The Rangers have responded well to adversity this season. They were originally slated to fall to the bottom of the Metropolitan Division, yet here they stand fighting for a playoff berth. When Zibanejad was out of the lineup for a month, they still managed an 8-4-1 record. When goaltending began to waver, a three-goalie system was adopted. They’ve overcome and adapted to trouble — the Kreider injury is no different.
Next Man Up
The million-dollar question everyone is asking is who will take Kreider’s spot in the lineup. After Panarin, the Rangers’ left-wingers have most recently been Phil Di Giuseppe and Brendan Lemieux. Following the injury, head coach David Quinn used a fluid rotation to fill the hole on the top line with Zibanejad and Pavel Buchnevich. Initially, he decided to use Lemieux to fill the vacancy, but as the game tumbled out of control, he went with a mishmash of line combinations.
Despite stringing together a few strong games with the Hartford Wolf Pack, don’t expect Vitali Kravtsov to get called up and play hero any time soon. Whomever the Rangers insert into the lineup will likely be used on the fourth line while Kreider’s spot will be filled by a player who’s already been in the lineup. Greg McKegg has been waiting on the sidelines as a healthy scratch, so he’ll be the next man up.

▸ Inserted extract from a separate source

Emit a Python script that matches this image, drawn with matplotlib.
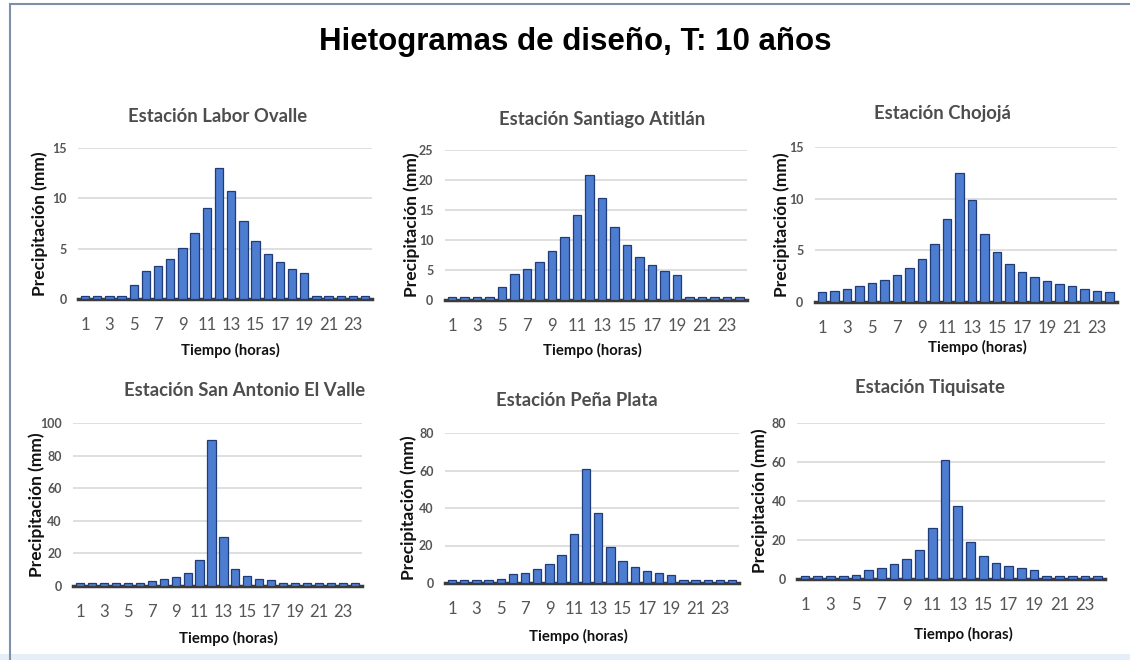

Perhaps the most promising answer to the Kreider vacancy is Filip Chytil. When Buchnevich was sidelined following a car accident, Chytil was playing on the wing on a line with Zibanejad. McKegg could then center the fourth line and Brett Howden would move up to the third line. Chytil’s 12 goals at 5v5 are fourth on the team and his 29 even-strength takeaways are third among forwards. He’s on pace for season highs across the board and has earned the chance for a top-six role, even if it’s on the wing.
The coaching staff should also use their newest Rangers a bit more. Julien Gauthier has been praised by the coaches recently, and his game is modeled closely after Kreider’s. He’s had just a single assist during his time as a Ranger but has had instances of impressive play.
His speed and physicality drive his play, but if he can piece together his game without the puck, he should become an effective winger. Perhaps time with quality linemates will give him the confidence to flourish in the lineup.
It’ll take some creativity to find a new source for offense in the top-six, but whoever it is will have some large shoes to fill. The Rangers are in no position to go into a scoring slump or lose a string of games. With Igor Shesterkin and now Kreider sidelined, doubts about the playoffs are building. Yet, this Rangers squad has shown time and again that they can respond smoothly to adversity and this most recent hump will be no different. What’s one more hill to climb?